A sustainable neuromorphic framework for disease diagnosis using digital medical imaging

Background and objective:

In the diagnosis of medical images, neural network classifications can support rapid diagnosis together with existing imaging methods. Although current state-of-the-art deep learning methods can contribute to this image recognition, the aim of the present study is to develop a general classification framework with brain-inspired neural networks. Following this intention, spiking neural network models, also known as third-generation models, are included here to capitalize on their sparse characteristics and capacity to significantly decrease energy consumption. Inspired by the recent development of neuromorphic hardware, a sustainable neural network framework is proposed, leading to an energy reduction down to a thousandth compared to the current state-of-the-art second-generation counterpart of artificial neural networks.
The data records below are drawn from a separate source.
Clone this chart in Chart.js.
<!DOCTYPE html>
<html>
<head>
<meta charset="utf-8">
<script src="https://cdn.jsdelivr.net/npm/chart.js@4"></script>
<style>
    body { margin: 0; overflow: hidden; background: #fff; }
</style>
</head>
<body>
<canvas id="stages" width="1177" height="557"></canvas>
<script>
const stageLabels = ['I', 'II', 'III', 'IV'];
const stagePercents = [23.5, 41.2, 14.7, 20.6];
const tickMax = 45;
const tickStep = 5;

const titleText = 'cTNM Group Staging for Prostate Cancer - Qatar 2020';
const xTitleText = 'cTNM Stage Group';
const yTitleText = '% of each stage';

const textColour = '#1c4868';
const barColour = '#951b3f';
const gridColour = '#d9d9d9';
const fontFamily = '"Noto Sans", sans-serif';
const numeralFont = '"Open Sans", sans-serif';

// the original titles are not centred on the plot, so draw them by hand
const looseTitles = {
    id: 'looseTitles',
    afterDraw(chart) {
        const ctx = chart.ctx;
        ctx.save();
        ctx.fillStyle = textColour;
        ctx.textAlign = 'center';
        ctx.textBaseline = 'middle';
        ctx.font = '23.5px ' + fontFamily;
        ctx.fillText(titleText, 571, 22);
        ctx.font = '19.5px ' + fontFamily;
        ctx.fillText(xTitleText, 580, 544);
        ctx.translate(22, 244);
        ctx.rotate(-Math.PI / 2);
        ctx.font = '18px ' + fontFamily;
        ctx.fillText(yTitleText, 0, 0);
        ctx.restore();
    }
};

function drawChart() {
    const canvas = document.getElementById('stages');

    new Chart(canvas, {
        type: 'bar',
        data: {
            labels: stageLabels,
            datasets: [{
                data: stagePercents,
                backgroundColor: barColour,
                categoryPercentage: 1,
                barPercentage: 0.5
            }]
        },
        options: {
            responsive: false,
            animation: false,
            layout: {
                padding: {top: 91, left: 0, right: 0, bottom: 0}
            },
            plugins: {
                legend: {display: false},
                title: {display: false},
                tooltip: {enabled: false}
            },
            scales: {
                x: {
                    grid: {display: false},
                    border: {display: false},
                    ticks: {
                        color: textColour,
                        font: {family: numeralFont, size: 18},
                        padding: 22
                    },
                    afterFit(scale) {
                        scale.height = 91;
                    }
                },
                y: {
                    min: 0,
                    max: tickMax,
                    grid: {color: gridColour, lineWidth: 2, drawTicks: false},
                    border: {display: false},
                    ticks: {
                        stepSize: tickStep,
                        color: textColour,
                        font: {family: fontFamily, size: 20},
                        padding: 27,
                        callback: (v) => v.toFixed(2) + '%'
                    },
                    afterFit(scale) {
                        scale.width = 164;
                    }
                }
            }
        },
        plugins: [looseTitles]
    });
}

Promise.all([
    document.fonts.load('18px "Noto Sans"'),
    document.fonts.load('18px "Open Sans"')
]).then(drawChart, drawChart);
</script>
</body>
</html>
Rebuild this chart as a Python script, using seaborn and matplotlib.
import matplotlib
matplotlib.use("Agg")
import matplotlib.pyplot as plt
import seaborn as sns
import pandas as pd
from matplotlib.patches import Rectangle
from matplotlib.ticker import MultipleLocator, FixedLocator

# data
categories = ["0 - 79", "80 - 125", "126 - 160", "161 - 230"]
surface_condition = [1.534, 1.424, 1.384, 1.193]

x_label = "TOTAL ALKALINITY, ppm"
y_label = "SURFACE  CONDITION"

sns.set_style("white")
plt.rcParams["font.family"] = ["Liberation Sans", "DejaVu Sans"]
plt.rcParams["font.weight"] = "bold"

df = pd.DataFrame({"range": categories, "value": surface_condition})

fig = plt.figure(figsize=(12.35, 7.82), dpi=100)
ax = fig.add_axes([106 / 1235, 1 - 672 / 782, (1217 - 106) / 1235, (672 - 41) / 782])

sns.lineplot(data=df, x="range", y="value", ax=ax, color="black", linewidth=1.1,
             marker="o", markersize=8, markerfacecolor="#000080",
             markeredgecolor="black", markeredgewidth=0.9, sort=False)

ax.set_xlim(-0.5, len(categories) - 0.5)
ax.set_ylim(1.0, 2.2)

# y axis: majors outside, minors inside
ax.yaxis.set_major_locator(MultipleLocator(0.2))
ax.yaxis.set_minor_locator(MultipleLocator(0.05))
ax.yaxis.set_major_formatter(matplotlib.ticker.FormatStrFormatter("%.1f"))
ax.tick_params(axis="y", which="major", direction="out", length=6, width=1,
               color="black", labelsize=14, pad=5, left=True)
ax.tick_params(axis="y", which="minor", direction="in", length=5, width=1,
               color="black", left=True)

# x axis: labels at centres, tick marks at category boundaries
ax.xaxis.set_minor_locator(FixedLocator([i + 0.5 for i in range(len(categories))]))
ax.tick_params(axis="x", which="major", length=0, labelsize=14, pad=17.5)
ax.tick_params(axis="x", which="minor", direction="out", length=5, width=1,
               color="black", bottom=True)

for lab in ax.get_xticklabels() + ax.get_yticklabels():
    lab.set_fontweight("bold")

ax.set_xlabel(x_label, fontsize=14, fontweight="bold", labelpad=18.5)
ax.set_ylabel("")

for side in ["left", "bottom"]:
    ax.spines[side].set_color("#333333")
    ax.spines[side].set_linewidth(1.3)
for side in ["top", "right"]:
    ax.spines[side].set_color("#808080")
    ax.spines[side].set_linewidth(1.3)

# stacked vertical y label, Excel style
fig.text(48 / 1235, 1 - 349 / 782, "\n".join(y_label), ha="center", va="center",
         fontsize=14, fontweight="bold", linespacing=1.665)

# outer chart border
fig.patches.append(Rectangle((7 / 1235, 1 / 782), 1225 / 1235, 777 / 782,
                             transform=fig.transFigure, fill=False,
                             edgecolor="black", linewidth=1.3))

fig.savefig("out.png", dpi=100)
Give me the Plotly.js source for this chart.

Making use of sparse signal transmissions as in the human brain, a neuromorphic algorithm for imaging diagnostics is introduced.

Methods:

A novel, sustainable, brain-inspired spiking neural network is proposed to perform the multi-class classification of digital medical images. The framework comprises branched and densely connected layers described by a Leaky-Integrate and Fire (LIF) neuron model. Backpropagation of discontinuous spiking activations in the forward pass is achieved by surrogate gradients, in this case, fast sigmoid. The data for the spiking neural network is encoded into binary spikes with a latency encoding strategy. The proposed model is evaluated on a publicly available dataset of digital X-rays of chest and compared with an equivalent classical neural network. The models are trained using enhanced and pre-processed X-ray images and are evaluated based on classification metrics.

Results:

The proposed neuromorphic framework had an extremely high classification accuracy of 99.22$\text{\%}$ on an unseen test set, together with high precision and recall figures. The framework achieves this accuracy, all the while consuming 1000 times less electrical power than classical neural network architectures.

Conclusion:

Though there is a loss of information due to encoding, the proposed neuromorphic framework has achieved accuracy close to its second-generation counterpart. Therefore, the benefit of the proposed framework is the high accuracy of classification while consuming a thousandth of the power, enabling a sustainable and accessible add-on for the available diagnostic tools, such as medical imaging equipment, to achieve rapid diagnosis.